**Plotting code records:**
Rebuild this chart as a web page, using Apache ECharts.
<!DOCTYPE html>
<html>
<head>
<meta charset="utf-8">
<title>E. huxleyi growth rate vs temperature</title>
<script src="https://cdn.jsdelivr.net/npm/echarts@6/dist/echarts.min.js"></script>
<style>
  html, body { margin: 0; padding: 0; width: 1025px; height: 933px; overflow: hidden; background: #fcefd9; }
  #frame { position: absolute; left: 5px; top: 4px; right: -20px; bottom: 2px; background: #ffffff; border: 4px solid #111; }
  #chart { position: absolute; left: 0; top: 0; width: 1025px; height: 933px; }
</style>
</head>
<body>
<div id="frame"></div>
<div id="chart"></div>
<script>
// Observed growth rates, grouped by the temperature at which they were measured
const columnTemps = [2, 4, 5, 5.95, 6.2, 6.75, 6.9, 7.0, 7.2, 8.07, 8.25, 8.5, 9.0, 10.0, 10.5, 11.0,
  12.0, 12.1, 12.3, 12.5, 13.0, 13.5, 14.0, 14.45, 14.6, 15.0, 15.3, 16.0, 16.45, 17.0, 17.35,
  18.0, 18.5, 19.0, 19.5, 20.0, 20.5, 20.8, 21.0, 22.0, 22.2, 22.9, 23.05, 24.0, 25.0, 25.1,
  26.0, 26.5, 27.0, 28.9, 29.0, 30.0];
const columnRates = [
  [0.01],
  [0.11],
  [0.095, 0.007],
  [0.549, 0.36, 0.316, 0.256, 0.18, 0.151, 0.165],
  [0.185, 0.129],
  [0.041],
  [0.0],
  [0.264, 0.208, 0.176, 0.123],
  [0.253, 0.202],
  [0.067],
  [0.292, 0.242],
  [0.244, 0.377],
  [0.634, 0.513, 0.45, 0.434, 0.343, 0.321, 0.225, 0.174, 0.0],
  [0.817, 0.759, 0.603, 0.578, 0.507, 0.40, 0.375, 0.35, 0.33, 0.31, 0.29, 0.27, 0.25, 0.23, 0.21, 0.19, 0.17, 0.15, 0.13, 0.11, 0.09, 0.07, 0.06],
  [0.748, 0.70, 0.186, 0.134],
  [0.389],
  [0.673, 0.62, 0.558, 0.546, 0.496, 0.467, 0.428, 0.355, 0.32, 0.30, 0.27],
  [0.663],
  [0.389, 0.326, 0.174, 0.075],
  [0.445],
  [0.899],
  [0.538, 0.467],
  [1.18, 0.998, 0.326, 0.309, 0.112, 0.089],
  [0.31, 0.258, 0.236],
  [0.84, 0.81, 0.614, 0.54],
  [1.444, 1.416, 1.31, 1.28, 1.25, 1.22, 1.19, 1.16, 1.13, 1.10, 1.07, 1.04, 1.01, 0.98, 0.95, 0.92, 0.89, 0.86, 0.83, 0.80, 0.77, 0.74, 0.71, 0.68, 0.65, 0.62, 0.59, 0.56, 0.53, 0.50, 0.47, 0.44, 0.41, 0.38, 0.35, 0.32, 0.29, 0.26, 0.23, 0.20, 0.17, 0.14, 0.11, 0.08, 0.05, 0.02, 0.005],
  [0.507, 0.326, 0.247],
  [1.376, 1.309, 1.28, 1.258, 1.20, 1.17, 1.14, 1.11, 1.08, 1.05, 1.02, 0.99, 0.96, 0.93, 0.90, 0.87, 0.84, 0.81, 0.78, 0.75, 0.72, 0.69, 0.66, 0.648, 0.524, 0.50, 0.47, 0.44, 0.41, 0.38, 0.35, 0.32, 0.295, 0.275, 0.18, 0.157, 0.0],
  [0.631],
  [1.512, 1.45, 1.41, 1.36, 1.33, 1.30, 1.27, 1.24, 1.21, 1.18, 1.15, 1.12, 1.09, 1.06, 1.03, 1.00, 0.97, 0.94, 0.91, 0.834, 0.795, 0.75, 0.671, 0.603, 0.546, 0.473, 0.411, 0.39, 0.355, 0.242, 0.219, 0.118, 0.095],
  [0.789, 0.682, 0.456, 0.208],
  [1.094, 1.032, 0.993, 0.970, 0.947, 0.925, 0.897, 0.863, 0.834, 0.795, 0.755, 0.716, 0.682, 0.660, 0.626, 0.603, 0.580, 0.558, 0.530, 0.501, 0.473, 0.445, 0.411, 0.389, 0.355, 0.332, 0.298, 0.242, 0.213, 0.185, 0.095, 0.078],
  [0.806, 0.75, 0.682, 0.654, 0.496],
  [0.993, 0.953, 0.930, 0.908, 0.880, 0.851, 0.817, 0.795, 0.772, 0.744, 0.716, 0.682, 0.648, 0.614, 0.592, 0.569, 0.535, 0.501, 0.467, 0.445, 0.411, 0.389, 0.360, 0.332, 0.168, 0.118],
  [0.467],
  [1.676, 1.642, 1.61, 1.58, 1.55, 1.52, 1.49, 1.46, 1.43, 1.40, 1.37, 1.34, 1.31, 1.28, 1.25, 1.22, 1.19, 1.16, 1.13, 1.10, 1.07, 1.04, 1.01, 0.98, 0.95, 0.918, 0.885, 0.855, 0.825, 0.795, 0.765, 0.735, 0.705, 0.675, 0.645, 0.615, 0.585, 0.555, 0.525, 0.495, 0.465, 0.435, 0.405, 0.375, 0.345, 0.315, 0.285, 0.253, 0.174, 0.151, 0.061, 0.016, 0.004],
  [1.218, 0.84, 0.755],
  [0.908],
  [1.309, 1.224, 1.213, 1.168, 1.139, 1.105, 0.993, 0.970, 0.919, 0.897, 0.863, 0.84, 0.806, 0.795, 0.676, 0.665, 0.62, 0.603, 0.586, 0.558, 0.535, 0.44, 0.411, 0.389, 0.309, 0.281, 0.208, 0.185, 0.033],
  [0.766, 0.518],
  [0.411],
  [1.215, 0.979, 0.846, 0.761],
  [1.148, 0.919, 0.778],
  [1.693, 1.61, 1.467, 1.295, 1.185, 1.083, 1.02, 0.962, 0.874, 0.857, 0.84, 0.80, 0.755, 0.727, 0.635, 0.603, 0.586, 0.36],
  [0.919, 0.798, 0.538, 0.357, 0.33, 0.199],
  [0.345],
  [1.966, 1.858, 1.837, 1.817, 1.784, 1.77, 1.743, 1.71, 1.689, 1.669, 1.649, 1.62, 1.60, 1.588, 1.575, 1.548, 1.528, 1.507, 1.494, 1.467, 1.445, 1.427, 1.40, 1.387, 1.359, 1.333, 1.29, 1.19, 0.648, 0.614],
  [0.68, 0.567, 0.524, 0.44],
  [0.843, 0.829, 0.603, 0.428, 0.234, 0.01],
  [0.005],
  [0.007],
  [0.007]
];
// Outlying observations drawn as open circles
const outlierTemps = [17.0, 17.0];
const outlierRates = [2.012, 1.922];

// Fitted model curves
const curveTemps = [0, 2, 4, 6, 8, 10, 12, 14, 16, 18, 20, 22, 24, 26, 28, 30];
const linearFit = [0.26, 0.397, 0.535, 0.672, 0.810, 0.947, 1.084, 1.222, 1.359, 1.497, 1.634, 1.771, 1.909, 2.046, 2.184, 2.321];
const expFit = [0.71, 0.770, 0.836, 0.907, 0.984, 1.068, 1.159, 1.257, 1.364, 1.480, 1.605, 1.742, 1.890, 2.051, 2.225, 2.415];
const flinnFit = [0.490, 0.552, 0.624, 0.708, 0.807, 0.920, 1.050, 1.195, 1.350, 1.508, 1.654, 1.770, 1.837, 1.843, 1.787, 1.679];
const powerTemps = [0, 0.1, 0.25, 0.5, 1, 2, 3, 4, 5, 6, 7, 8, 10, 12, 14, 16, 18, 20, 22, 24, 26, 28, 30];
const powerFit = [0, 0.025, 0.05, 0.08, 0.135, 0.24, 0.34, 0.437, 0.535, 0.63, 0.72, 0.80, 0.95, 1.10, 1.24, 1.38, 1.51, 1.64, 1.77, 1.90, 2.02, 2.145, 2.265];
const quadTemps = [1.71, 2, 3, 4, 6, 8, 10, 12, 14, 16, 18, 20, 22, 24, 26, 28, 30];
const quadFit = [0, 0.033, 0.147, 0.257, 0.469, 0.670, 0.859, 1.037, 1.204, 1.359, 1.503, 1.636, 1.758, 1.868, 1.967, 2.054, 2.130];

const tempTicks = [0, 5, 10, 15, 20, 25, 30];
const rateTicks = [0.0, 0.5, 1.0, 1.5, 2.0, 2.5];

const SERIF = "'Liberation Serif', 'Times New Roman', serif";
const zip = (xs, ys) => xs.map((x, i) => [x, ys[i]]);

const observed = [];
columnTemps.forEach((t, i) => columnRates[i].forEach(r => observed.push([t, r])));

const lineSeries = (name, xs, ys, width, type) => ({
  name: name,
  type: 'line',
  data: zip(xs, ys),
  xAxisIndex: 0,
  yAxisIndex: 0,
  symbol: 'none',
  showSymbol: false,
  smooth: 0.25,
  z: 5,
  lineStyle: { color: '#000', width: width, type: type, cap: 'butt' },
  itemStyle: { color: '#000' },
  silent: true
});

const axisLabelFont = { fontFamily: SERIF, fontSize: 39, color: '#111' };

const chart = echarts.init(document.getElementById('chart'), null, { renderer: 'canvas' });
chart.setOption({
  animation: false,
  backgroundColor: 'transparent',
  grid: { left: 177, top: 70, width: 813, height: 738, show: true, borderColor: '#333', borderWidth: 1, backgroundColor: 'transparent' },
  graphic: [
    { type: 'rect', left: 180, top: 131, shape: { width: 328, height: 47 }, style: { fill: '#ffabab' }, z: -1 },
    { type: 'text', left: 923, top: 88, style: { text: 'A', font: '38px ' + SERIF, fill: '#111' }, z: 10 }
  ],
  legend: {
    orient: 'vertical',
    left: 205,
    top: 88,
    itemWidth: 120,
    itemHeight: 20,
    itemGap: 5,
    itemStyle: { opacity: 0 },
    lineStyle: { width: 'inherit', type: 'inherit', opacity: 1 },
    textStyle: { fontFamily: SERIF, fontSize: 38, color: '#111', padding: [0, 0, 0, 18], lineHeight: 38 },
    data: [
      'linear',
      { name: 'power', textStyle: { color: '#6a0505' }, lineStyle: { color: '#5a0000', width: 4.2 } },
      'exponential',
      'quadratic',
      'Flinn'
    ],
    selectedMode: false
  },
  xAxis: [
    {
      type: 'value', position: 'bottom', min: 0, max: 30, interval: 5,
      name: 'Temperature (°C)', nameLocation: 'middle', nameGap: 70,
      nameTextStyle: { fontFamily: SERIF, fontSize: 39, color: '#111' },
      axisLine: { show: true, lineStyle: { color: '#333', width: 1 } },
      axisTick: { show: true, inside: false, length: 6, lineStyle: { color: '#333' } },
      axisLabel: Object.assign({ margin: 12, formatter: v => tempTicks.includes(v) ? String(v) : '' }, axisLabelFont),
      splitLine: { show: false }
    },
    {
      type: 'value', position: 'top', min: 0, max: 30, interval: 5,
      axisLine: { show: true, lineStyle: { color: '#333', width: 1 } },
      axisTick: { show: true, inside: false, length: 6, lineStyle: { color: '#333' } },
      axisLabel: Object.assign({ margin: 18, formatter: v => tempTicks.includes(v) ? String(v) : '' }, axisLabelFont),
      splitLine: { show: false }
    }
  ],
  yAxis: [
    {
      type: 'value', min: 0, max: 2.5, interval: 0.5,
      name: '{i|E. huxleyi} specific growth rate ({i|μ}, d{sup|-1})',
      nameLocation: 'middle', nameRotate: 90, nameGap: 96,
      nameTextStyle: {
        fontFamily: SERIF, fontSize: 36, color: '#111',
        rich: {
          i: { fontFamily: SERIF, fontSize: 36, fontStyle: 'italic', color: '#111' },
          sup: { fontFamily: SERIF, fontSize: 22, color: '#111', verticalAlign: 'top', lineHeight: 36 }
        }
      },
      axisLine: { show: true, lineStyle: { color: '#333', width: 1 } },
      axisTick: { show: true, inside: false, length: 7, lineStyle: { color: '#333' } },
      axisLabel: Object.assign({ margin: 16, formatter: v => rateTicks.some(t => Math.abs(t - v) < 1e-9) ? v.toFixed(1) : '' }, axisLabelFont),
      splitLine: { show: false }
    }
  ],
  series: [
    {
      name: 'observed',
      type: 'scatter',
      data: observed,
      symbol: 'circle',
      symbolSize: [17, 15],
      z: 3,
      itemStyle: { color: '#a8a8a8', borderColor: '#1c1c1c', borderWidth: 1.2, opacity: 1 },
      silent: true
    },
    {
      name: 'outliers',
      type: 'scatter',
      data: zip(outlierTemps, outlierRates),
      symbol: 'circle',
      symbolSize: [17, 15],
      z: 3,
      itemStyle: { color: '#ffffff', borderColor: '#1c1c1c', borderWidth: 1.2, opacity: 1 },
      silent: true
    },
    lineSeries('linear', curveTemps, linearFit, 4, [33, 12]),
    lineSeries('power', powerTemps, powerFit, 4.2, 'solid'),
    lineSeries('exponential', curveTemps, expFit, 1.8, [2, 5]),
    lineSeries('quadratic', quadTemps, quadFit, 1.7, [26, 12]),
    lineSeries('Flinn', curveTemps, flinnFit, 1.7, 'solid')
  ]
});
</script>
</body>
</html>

...

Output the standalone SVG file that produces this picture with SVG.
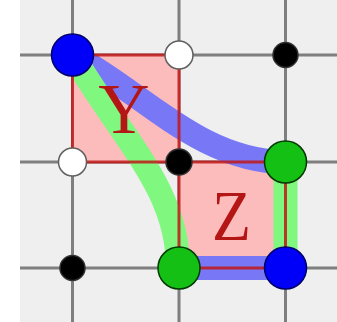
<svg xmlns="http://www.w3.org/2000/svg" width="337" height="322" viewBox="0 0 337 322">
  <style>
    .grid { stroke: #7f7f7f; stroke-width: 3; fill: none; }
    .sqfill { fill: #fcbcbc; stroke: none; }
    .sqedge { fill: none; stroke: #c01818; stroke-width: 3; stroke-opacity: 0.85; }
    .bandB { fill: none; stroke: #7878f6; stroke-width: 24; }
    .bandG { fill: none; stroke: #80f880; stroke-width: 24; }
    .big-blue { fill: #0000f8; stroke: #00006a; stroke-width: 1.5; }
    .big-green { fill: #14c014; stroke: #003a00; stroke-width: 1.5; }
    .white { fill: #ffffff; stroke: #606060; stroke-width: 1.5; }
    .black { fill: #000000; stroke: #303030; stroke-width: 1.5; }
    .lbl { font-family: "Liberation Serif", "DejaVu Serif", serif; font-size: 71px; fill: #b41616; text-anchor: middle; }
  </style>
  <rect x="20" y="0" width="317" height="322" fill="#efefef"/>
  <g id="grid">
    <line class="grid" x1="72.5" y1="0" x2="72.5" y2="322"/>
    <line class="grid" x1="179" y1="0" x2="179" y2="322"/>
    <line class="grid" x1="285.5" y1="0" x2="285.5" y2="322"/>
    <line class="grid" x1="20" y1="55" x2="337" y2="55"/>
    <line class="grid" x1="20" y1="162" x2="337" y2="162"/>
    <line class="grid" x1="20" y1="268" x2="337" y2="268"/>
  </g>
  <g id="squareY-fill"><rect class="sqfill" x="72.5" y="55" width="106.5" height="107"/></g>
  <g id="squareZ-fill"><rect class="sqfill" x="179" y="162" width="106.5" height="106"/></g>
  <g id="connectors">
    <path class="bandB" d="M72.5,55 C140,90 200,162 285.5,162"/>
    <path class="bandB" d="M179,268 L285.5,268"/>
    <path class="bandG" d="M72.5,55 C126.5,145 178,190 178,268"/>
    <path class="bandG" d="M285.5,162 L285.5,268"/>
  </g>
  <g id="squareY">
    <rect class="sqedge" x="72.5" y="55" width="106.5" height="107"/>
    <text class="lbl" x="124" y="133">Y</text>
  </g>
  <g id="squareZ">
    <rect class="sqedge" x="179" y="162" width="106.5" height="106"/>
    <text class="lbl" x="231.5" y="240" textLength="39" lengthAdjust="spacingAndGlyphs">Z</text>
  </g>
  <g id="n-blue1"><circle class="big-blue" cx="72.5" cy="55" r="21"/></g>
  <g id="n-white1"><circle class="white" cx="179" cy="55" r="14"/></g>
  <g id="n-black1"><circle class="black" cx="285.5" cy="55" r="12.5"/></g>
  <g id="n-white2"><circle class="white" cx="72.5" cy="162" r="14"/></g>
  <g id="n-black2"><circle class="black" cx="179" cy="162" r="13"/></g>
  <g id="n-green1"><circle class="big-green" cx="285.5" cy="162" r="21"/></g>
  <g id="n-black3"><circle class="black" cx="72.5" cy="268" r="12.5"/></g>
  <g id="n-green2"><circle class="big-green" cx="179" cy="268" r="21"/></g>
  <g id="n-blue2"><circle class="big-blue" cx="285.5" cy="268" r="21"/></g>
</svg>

**TO BE DONE:** Using the entries above, return each line that includes the word "this".

**TASK ANSWER:**
Rebuild this chart as a web page, using Apache ECharts.
Output the standalone SVG file that produces this picture with SVG.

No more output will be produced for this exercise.